|
|
|
|
|
by floofy222
2671 days ago
|
|
I see that you are using MMX intrinsics directly, like _mm_sub_pi8, but you are never calling _mm_empty (https://software.intel.com/sites/landingpage/IntrinsicsGuide...) as required by the SysV AMD64 ABI (and pretty much all other ABIs out there). I think the behavior of all the code that touches is undefined (it breaks the calling convention of the ABI), and while this often results in corrupted floating point values in registers, maybe you won't see much if you are not using the FPU. Still, since the function is inline, chances that this gets inlined somewhere where it could cause trouble seem high. You might want to look into that. Also, I wish this would all be written in Rust, there is great portable SIMD support over there. Might make your life easier trying to target other platforms.

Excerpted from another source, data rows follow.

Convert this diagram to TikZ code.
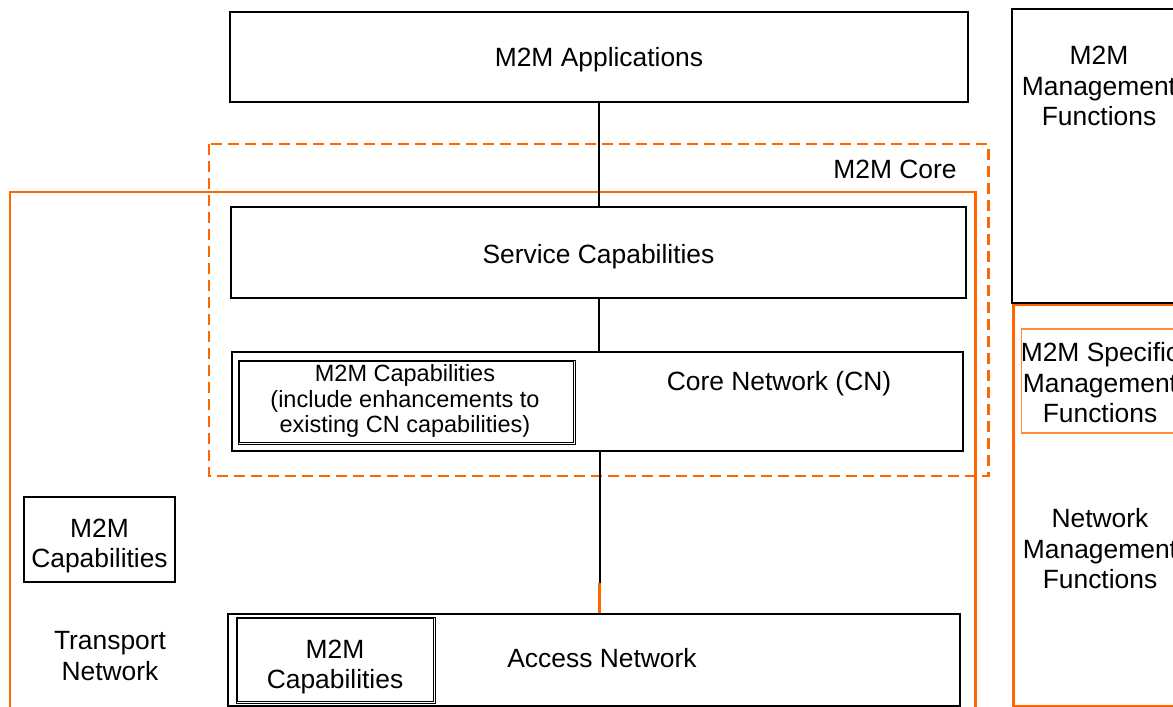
\documentclass[tikz,border=0pt]{standalone}
\usepackage{fontspec}
\setmainfont{Liberation Sans}
\definecolor{mor}{HTML}{FF6600}
\definecolor{morlight}{HTML}{FF8A40}
\newcommand\mfont{\fontsize{26.4}{30.5}\selectfont}
\newcommand\msmall{\fontsize{23.5}{25.8}\selectfont}
\begin{document}
\begin{tikzpicture}[x=1pt,y=-1pt,
  box/.style={draw=black, line width=1.8pt, rectangle, inner sep=0pt},
  dbox/.style={draw=black, line width=1pt, rectangle, inner sep=0pt},
  lbl/.style={align=center, font=\mfont, inner sep=0pt},
  link/.style={draw=black, line width=2pt},
  olink/.style={draw=mor, line width=2.4pt},
  orect/.style={draw=mor, line width=2.4pt},
  ocore/.style={draw=mor, line width=2.2pt, dash pattern=on 11pt off 6pt}]
\useasboundingbox (0,0) rectangle (1173,707);
\clip (0,0) rectangle (1173,707);

% transport network region and M2M core region
\draw[orect] (975.5,720) -- (975.5,192) -- (10,192) -- (10,720);
\draw[ocore] (209,144) rectangle (988.5,476);
\node[lbl] (corelbl) at (895,169) {M2M Core};

% main stack
\node[box, minimum width=738pt, minimum height=90pt] (apps) at (599,57) {};
\node[lbl] (appslbl) at (599,60) {M2M Applications};
\node[box, minimum width=735pt, minimum height=91pt] (svc) at (598.5,252.5) {};
\node[lbl] (svclbl) at (598.5,257) {Service Capabilities};
\node[box, minimum width=731pt, minimum height=99pt] (cn) at (597.5,401.5) {};
\node[lbl] (cnlbl) at (779,384) {Core Network (CN)};
\node[dbox, minimum width=337pt, minimum height=84pt] (cncap) at (406.5,402) {};
\draw[dbox] ([shift={(2.3,2.3)}]cncap.north west) rectangle ([shift={(-2.3,-2.3)}]cncap.south east);
\node[lbl, font=\msmall] (cncaplbl) at (405,401)
  {M2M Capabilities\\ (include enhancements to\\existing CN capabilities)};
\node[box, minimum width=732pt, minimum height=92pt] (acc) at (594,660) {};
\node[lbl] (acclbl) at (602,658) {Access Network};
\node[dbox, minimum width=199pt, minimum height=86pt] (acccap) at (335.5,660) {};
\draw[dbox] ([shift={(2.3,2.3)}]acccap.north west) rectangle ([shift={(-2.3,-2.3)}]acccap.south east);
\node[lbl] (acccaplbl) at (335,667) {M2M\\Capabilities};

% transport network labels
\node[box, line width=1.3pt, minimum width=151pt, minimum height=85pt] (tcap) at (99.5,539.5) {};
\node[lbl] (tcaplbl) at (99.5,546) {M2M\\Capabilities};
\node[lbl] (tnet) at (110,656) {Transport\\Network};

% connectors
\coordinate (spineA) at (598.5,0);
\coordinate (spineB) at (599.5,0);
\coordinate (ojoin) at (599.5,583);
\draw[link] (apps.south -| spineA) -- (svc.north -| spineA);
\draw[link] (svc.south -| spineA) -- (cn.north -| spineA);
\draw[link] (cn.south -| spineB) -- (acc.north -| spineB);
\draw[olink] (ojoin) -- (acc.north -| ojoin);
\coordinate (tickO) at (473,720);
\coordinate (tickK) at (764,720);
\draw[olink] (acc.south -| tickO) -- (tickO);
\draw[link, line width=1.3pt] (acc.south -| tickK) -- (tickK);

% management column
\node[box, minimum width=200pt, minimum height=294pt] (mgmt) at (1112,156) {};
\node[lbl] (mgmtlbl) at (1099,86) {M2M\\Management\\Functions};
\draw[orect] (1200,305) -- (1013.5,305) -- (1013.5,706) -- (1200,706);
\draw[draw=morlight, line width=1.8pt] (1200,329) -- (1021.5,329) -- (1021.5,433) -- (1200,433);
\node[lbl] (spec) at (1100,383) {M2M Specific\\Management\\Functions};
\node[lbl] (netm) at (1100,549) {Network\\Management\\Functions};
\end{tikzpicture}
\end{document}
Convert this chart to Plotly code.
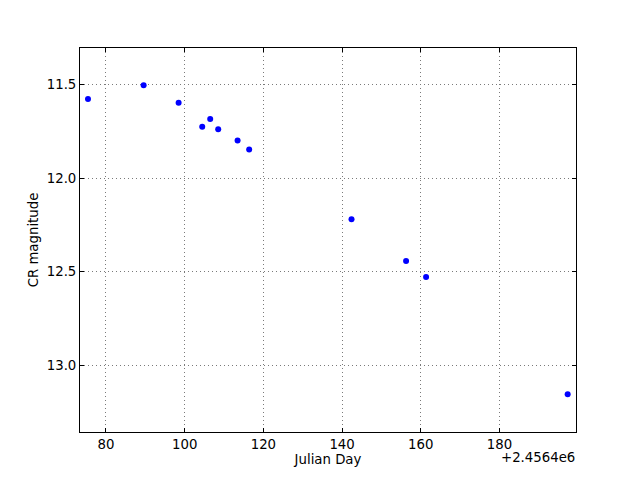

EDIT: as burntsushi mentions below, that's not available in stable Rust, but if you want to squeeze out the last once of performance out of the Rust compiler, chances are you won't be using that anyways. |
|
If, once you review our codebase and verify that we are not inadvertently using a 22-year-old SIMD extension but still have undefined behavior, please write an issue on github.
I'm admiring Rust from a distance at this stage. I am comfortable enough with writing bare intrinsics and slapping a giant #ifdef around stuff.